Cette semaine, le ministre de la Sécurité publique Robert Dutil a fait part de son «inquiétude profonde» face à «ce qui se passe à la Ville de Montréal». L'inquiétude profonde, les Québécois connaissent, sauf que la leur s'étend à l'ensemble du Québec, et qu'elle a cours depuis deux ans. L'histoire que rapporte notre collègue Kathleen Lévesque aujourd'hui ne les indignera que davantage.
Non seulement la Ville de Montréal a-t-elle enquêté sur son chef de police, Yvan Delorme, comme l'a révélé La Presse (la Ville nie, mais c'est affaire de sémantique: le nom du chef Delorme étant apparu dans le cadre d'une enquête interne sur la controversée firme de sécurité BCIA, un enquêteur privé a eu le mandat d'éclaircir cette partie du dossier), mais, a appris Le Devoir, le ministère de la Sécurité publique a lui aussi été avisé, il y a un an et demi, des relations douteuses entretenues par le chef. La Sûreté du Québec ne pouvait toutefois être chargée de l'enquête, comme le prévoit la Loi sur la police, puisque le nom de Jacques Dupuis, alors ministre de la Sécurité publique et donc responsable de la SQ, est apparu au dossier.
La question qu'a dû se poser le sous-ministre de la Sécurité publique de l'époque, Robert Lafrenière, est la même que se posent les Québécois depuis des mois: vers qui se tourner? Pour le sous-ministre, il ne restait que le bureau du premier ministre (lui en a-t-il parlé?) et la GRC. Pour les Québécois, il n'y a personne.
En refusant depuis deux ans la tenue d'une enquête publique qui permettrait de mettre au grand jour un vaste monde de magouilles, le premier ministre a décrété que les Québécois n'ont pas à savoir. Il nous renvoie à la police, mais celle-ci travaille dans l'ombre et ne s'intéresse qu'à l'illégalité, pas aux curieuses accointances et aux dérapages éthiques.
Le gouvernement se retranche maintenant derrière son Unité permanente anticorruption, d'ailleurs dirigée par l'ancien sous-ministre Lafrenière. Mais elle manque de personnel (les procureurs de la Couronne, mécontents de leurs conditions de travail, la boudent) et elle ne révélera que des informations «jugées appropriées et au moment opportun», a dit le ministre Dutil en annonçant sa première enquête, sur Montréal. Ça risque d'être peu, ça risque d'être long.

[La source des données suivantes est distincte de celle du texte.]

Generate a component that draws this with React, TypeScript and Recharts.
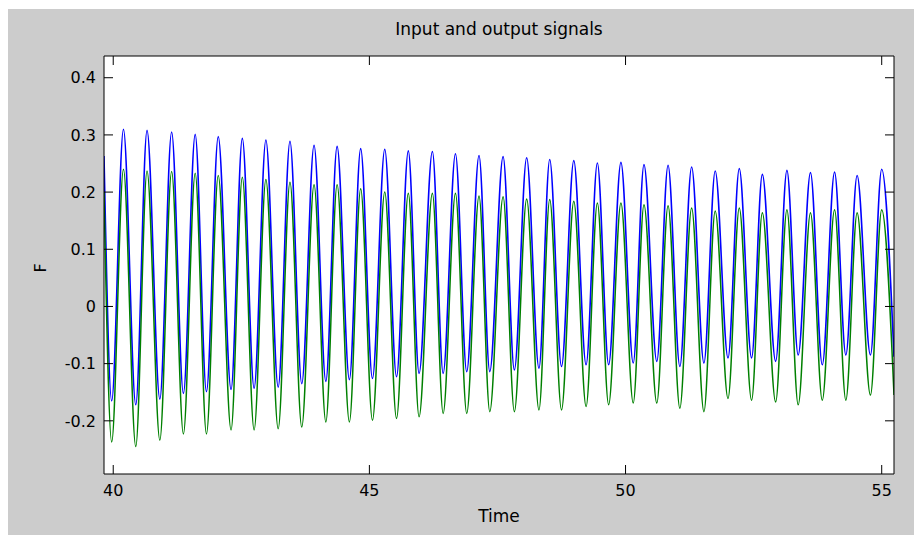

Et l'on se dit que le maire de Montréal, Gérald Tremblay, aujourd'hui cloué au pilori, s'est sans doute buté lui aussi à la question de la confiance. On vient d'apprendre que c'est à l'été 2009 qu'il reçoit des informations telles sur BCIA (qui surveille le quartier général de la police de Montréal) qu'il décide de lancer une enquête interne. Le maire avait donc cette donnée en tête lorsqu'il rencontre Le Devoir cet automne-là, en fin de campagne électorale municipale, et qu'il lui fait part du climat de peur qui règne. Est-ce pour cela qu'il a tenté de tout régler à l'interne, avec les dérapages d'espionnage que l'on découvre aujourd'hui? À qui, lui, pouvait-il se fier?
Et maintenant, c'est Québec qui met le maire sur la sellette... Quelle ironie, et que de temps perdu.